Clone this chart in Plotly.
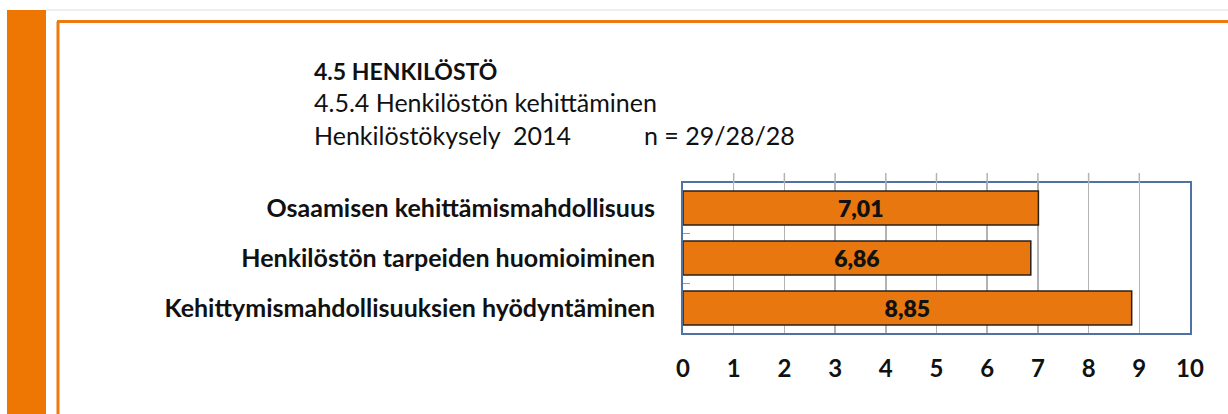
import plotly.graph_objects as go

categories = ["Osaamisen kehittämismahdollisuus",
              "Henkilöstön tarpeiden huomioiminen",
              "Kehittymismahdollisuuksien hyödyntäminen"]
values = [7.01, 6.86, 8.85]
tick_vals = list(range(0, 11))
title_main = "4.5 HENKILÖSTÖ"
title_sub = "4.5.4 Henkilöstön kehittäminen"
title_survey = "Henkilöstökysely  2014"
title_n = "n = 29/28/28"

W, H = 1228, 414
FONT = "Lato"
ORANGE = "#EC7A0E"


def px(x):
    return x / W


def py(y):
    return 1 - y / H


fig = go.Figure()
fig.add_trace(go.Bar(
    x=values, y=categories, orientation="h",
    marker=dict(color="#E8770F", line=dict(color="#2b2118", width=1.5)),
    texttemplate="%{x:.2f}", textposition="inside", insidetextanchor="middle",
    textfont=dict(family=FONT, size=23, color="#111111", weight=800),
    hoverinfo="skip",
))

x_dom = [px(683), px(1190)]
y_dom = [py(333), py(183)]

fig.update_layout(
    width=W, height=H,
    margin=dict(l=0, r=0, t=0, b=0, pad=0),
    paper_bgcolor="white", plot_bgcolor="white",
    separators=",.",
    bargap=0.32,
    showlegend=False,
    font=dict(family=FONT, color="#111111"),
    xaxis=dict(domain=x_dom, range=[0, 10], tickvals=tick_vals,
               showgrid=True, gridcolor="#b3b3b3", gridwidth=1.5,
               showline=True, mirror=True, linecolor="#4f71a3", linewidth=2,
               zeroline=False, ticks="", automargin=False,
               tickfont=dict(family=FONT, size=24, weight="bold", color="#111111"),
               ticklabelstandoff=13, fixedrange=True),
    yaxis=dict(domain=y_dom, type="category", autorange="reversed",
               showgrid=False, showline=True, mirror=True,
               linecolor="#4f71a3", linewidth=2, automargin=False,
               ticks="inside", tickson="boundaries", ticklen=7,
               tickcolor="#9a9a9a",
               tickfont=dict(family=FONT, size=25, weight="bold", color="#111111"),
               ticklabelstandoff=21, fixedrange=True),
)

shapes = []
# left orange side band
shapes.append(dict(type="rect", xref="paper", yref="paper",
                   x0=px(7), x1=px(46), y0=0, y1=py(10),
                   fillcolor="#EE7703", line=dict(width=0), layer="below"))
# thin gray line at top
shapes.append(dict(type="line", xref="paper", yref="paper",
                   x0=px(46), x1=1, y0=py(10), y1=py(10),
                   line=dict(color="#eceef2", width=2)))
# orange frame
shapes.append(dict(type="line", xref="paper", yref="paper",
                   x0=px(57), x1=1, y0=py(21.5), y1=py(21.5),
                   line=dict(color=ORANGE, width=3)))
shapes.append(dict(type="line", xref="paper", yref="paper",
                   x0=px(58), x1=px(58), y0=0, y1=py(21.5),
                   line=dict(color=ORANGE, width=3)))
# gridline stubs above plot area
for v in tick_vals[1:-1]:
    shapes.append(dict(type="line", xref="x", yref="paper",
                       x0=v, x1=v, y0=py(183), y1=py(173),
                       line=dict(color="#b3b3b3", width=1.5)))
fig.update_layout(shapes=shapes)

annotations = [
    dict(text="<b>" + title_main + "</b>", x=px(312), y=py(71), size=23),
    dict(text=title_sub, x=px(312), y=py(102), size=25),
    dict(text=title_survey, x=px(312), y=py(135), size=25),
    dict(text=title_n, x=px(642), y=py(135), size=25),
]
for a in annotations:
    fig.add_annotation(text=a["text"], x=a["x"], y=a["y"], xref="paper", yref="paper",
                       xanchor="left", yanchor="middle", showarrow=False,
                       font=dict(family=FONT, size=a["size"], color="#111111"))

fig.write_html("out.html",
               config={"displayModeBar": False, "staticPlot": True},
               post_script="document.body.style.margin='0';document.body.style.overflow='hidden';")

******************************

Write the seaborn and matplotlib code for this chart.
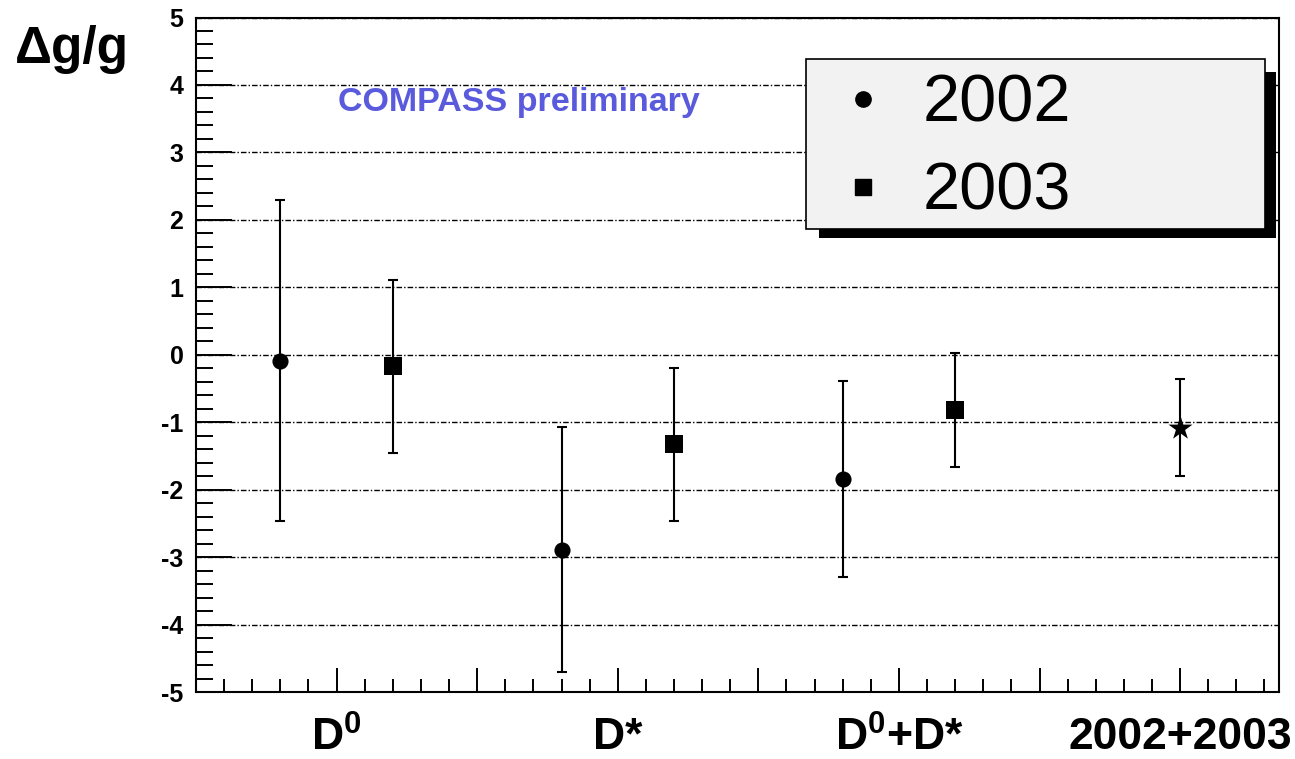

******************************

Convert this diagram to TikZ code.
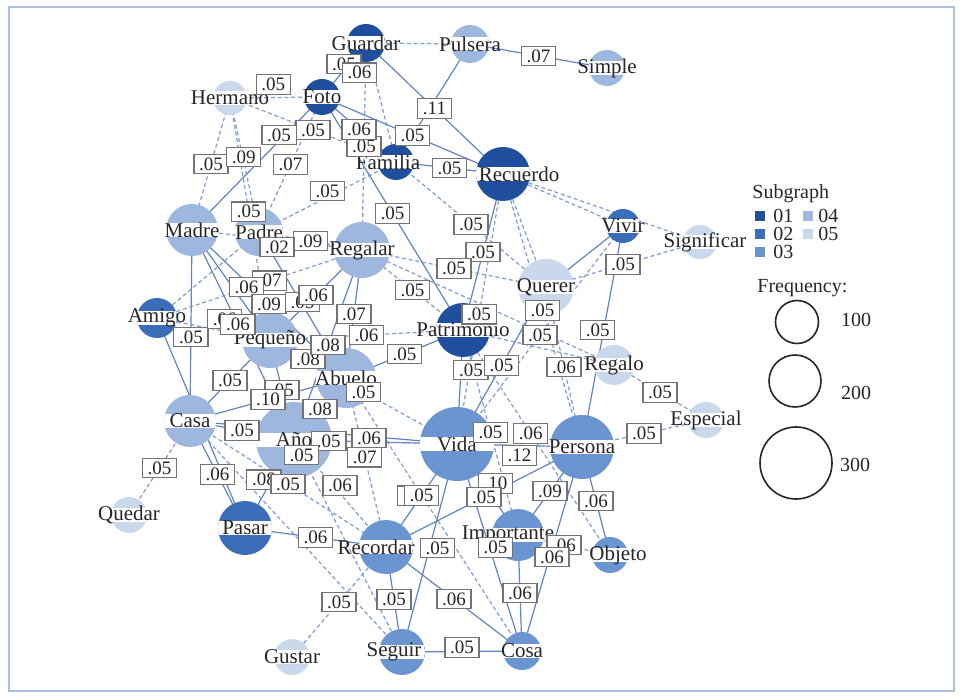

******************************

> **THE TASK**
The first line to give again is the one with "Clone this chart in Plotly.", and the last is the one with "y_dom = [py(333), py(183)]". Repeat them and everything between exactly, minus the pictures.

> **CORRECT RESULT**
Clone this chart in Plotly.
import plotly.graph_objects as go

categories = ["Osaamisen kehittämismahdollisuus",
              "Henkilöstön tarpeiden huomioiminen",
              "Kehittymismahdollisuuksien hyödyntäminen"]
values = [7.01, 6.86, 8.85]
tick_vals = list(range(0, 11))
title_main = "4.5 HENKILÖSTÖ"
title_sub = "4.5.4 Henkilöstön kehittäminen"
title_survey = "Henkilöstökysely  2014"
title_n = "n = 29/28/28"

W, H = 1228, 414
FONT = "Lato"
ORANGE = "#EC7A0E"


def px(x):
    return x / W


def py(y):
    return 1 - y / H


fig = go.Figure()
fig.add_trace(go.Bar(
    x=values, y=categories, orientation="h",
    marker=dict(color="#E8770F", line=dict(color="#2b2118", width=1.5)),
    texttemplate="%{x:.2f}", textposition="inside", insidetextanchor="middle",
    textfont=dict(family=FONT, size=23, color="#111111", weight=800),
    hoverinfo="skip",
))

x_dom = [px(683), px(1190)]
y_dom = [py(333), py(183)]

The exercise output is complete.